People you should've heard about: John Bardeen

3 min read Original article ↗

If you ask the average person to name a physicist, chances are they'll mention Einstein, Hawking, and possibly Sheldon Cooper.  Maybe Richard Feynman, Brian Greene or (*sigh*) Michio Kaku.  I'd like to have an occasional series of posts pointing out people that should be well-known, but for some reason are not.  High up on that list:  John Bardeen,

who is the only person

 one of only two people to win two Nobel prizes in the same field.

Bardeen, like many of his contemporaries, followed what would now be considered a meandering, unconventional trajectory into physics, starting out as an undergrad engineer at Wisconsin, working as a geophysicist, enrolling as a math grad student at Princeton, and eventually doing a doctoral thesis with Wigner worrying about electron-electron interactions in metals (resulting in these two papers about how much energy it takes to remove an electron from a metal, and how that can be strongly affected by the very last layer of atoms at the surface - in the 1980s this would be called "surface science" and now it would be called "nanoscience").

Bardeen was a quiet, brilliant person.  After WWII (during which he worked for the Navy), he went to Bell Labs, where he worked with Walter Brattain to invent the point contact transistor (and much more disagreeably with William Shockley), explaining the critical importance of "surface states" (special levels for the electrons in a semiconductor that exist at the surface, where the periodic potential of the lattice is terminated).  Shockley is viewed in hindsight as famously unpleasant as a co-worker/boss - Bardeen left Bell Labs in large part because of this and ended up at Illinois, where seven years later he worked with Bob Schrieffer and Leon Cooper to produce the brilliant BCS theory of superconductivity, earning his second Nobel.  (Shockley's borderline abusive management style is also responsible for the creation of modern Silicon Valley, but that's another story.)

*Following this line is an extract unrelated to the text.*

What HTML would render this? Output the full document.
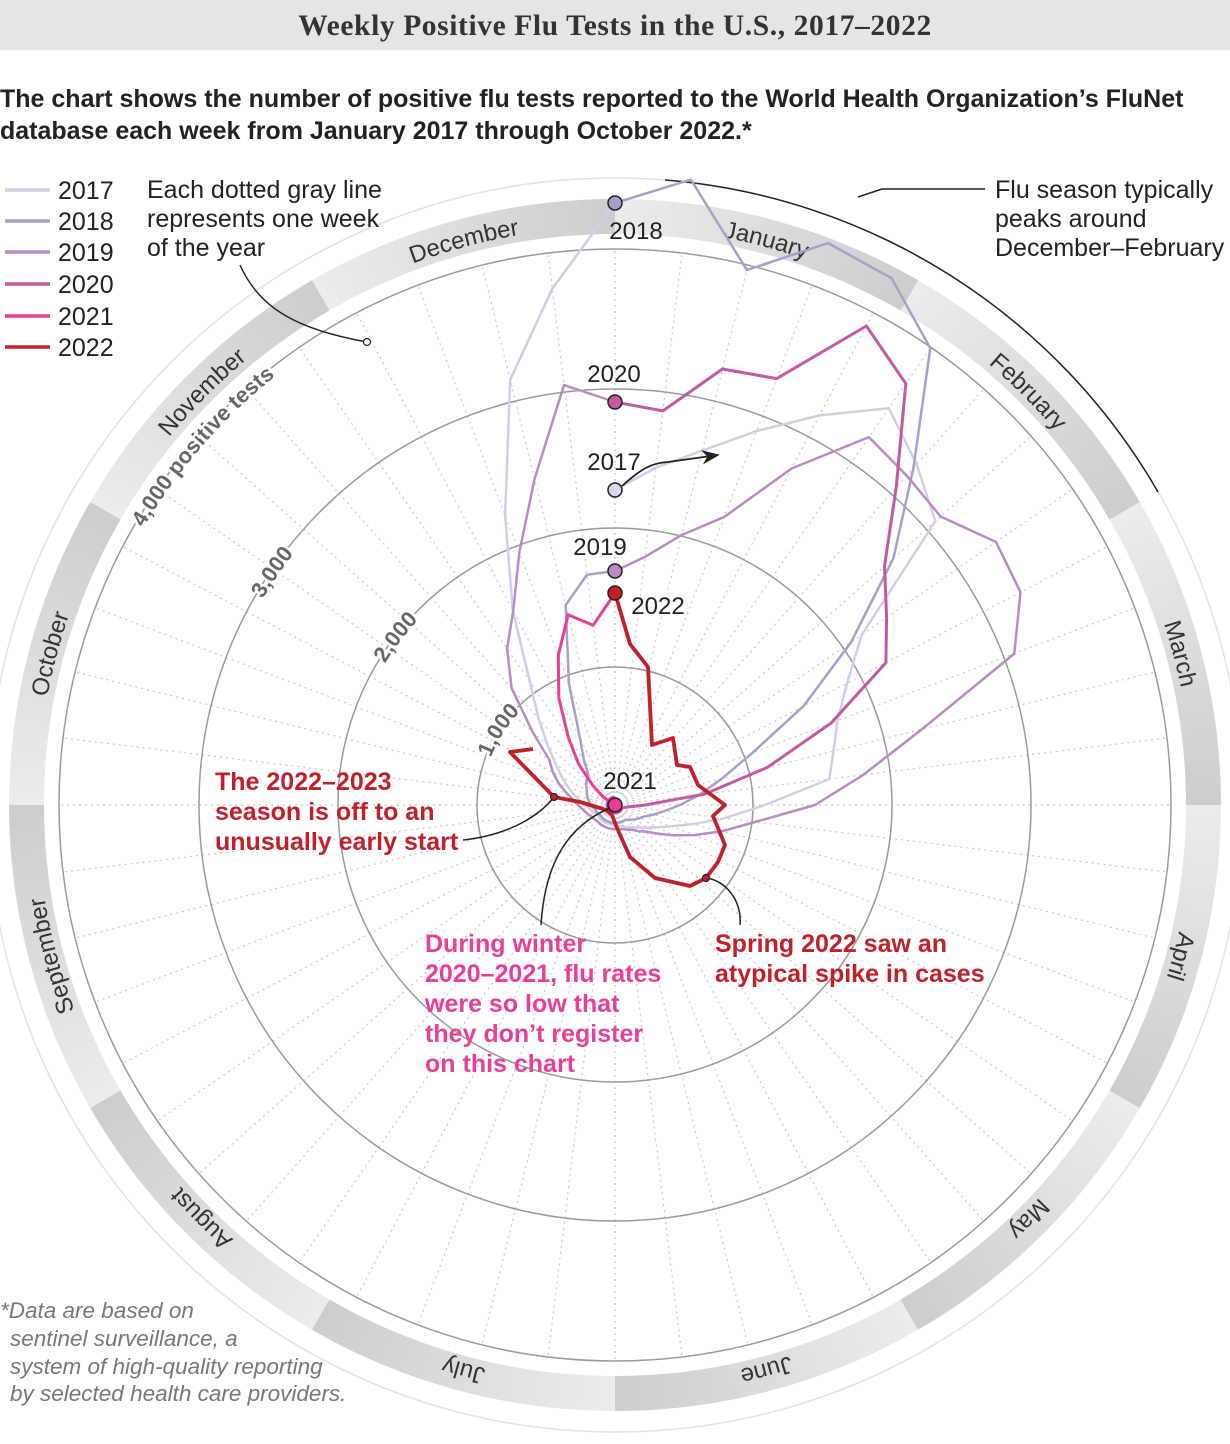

During and after this period, Bardeen helped build the physics department of UIUC into a condensed matter physics powerhouse, a position it continues to hold.  He was very interested in the theory of charge density waves (special states where the electrons in a solid spontaneously take on a spatially periodic density), though according to Lillian Hoddeson's excellent book (see here, too) he had lost the intellectual flexibility of his youth by this time.  

Bardeen contributed greatly to our understanding and advancement of two whole classes of technologies that have reshaped the world (transistors and superconductors).  He was not a flamboyant personality like Feynman (after all, he was from the Midwest :-) ), and he was not a self-promoter (like Feynman), but he absolutely deserves greater notoriety and appreciation from the general public.